>> Begin Raw data

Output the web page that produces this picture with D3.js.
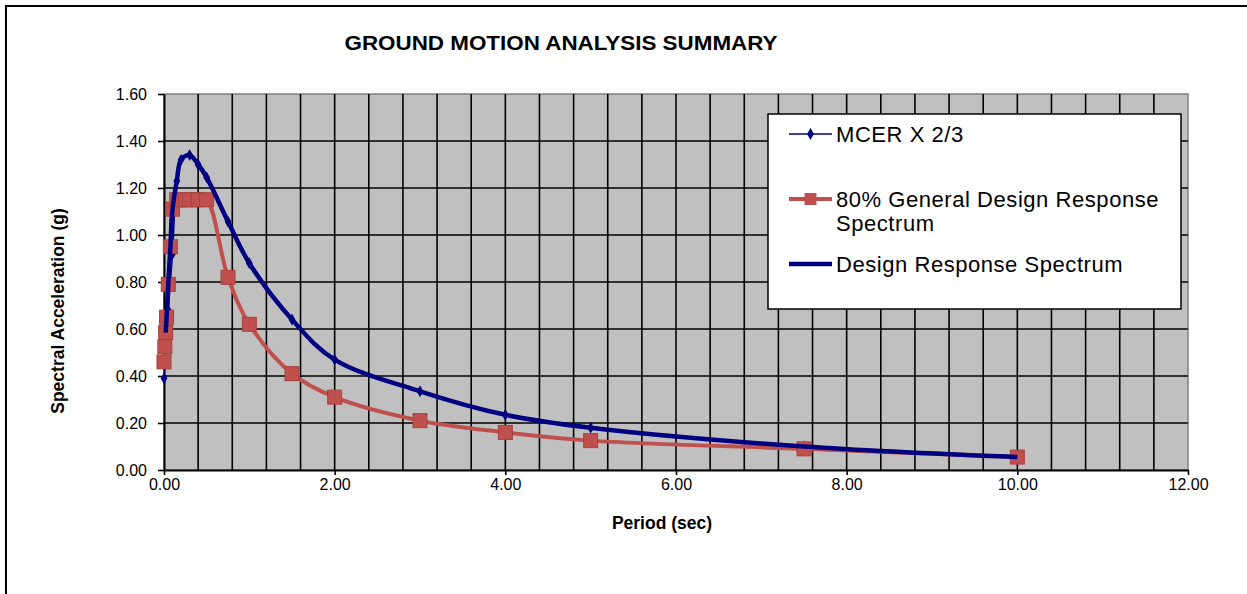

>> End Raw data
>> Begin Raw data

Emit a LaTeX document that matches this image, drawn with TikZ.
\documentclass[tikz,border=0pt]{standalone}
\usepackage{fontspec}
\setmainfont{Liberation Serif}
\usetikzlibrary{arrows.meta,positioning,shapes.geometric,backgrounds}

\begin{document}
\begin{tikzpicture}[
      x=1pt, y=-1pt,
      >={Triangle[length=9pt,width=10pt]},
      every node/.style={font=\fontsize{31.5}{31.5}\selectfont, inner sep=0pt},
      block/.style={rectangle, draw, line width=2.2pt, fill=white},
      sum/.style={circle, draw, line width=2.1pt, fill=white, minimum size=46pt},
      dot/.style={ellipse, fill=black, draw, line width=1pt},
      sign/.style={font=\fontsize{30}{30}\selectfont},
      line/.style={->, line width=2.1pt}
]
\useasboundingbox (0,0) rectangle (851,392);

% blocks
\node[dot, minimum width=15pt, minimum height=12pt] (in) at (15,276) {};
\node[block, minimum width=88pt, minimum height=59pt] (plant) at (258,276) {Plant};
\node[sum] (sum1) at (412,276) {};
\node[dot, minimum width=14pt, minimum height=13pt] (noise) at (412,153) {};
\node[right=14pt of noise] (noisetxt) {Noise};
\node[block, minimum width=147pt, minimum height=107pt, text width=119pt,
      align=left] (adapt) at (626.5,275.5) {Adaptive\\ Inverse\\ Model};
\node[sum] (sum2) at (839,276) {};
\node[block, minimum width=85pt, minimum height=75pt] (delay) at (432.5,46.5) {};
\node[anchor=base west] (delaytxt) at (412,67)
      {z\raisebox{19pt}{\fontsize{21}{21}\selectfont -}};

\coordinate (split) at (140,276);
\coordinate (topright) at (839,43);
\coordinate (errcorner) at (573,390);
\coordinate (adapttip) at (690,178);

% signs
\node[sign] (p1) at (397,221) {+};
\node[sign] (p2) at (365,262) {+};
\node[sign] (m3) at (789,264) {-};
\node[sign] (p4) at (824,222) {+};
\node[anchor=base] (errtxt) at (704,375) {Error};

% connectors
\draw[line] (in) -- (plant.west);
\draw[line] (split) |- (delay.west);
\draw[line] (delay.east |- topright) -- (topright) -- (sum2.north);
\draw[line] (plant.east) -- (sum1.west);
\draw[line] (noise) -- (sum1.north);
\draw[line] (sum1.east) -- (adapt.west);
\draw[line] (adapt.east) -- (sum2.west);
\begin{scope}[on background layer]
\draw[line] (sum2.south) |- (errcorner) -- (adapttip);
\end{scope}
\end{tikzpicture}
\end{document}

>> End Raw data

## [To do]
In the listing above, locate the line containing "Emit a LaTeX" and the line containing "(adapttip) at (690,178);", then transcribe both and every line between them verbatim.

## [Written answer]
Emit a LaTeX document that matches this image, drawn with TikZ.
\documentclass[tikz,border=0pt]{standalone}
\usepackage{fontspec}
\setmainfont{Liberation Serif}
\usetikzlibrary{arrows.meta,positioning,shapes.geometric,backgrounds}

\begin{document}
\begin{tikzpicture}[
      x=1pt, y=-1pt,
      >={Triangle[length=9pt,width=10pt]},
      every node/.style={font=\fontsize{31.5}{31.5}\selectfont, inner sep=0pt},
      block/.style={rectangle, draw, line width=2.2pt, fill=white},
      sum/.style={circle, draw, line width=2.1pt, fill=white, minimum size=46pt},
      dot/.style={ellipse, fill=black, draw, line width=1pt},
      sign/.style={font=\fontsize{30}{30}\selectfont},
      line/.style={->, line width=2.1pt}
]
\useasboundingbox (0,0) rectangle (851,392);

% blocks
\node[dot, minimum width=15pt, minimum height=12pt] (in) at (15,276) {};
\node[block, minimum width=88pt, minimum height=59pt] (plant) at (258,276) {Plant};
\node[sum] (sum1) at (412,276) {};
\node[dot, minimum width=14pt, minimum height=13pt] (noise) at (412,153) {};
\node[right=14pt of noise] (noisetxt) {Noise};
\node[block, minimum width=147pt, minimum height=107pt, text width=119pt,
      align=left] (adapt) at (626.5,275.5) {Adaptive\\ Inverse\\ Model};
\node[sum] (sum2) at (839,276) {};
\node[block, minimum width=85pt, minimum height=75pt] (delay) at (432.5,46.5) {};
\node[anchor=base west] (delaytxt) at (412,67)
      {z\raisebox{19pt}{\fontsize{21}{21}\selectfont -}};

\coordinate (split) at (140,276);
\coordinate (topright) at (839,43);
\coordinate (errcorner) at (573,390);
\coordinate (adapttip) at (690,178);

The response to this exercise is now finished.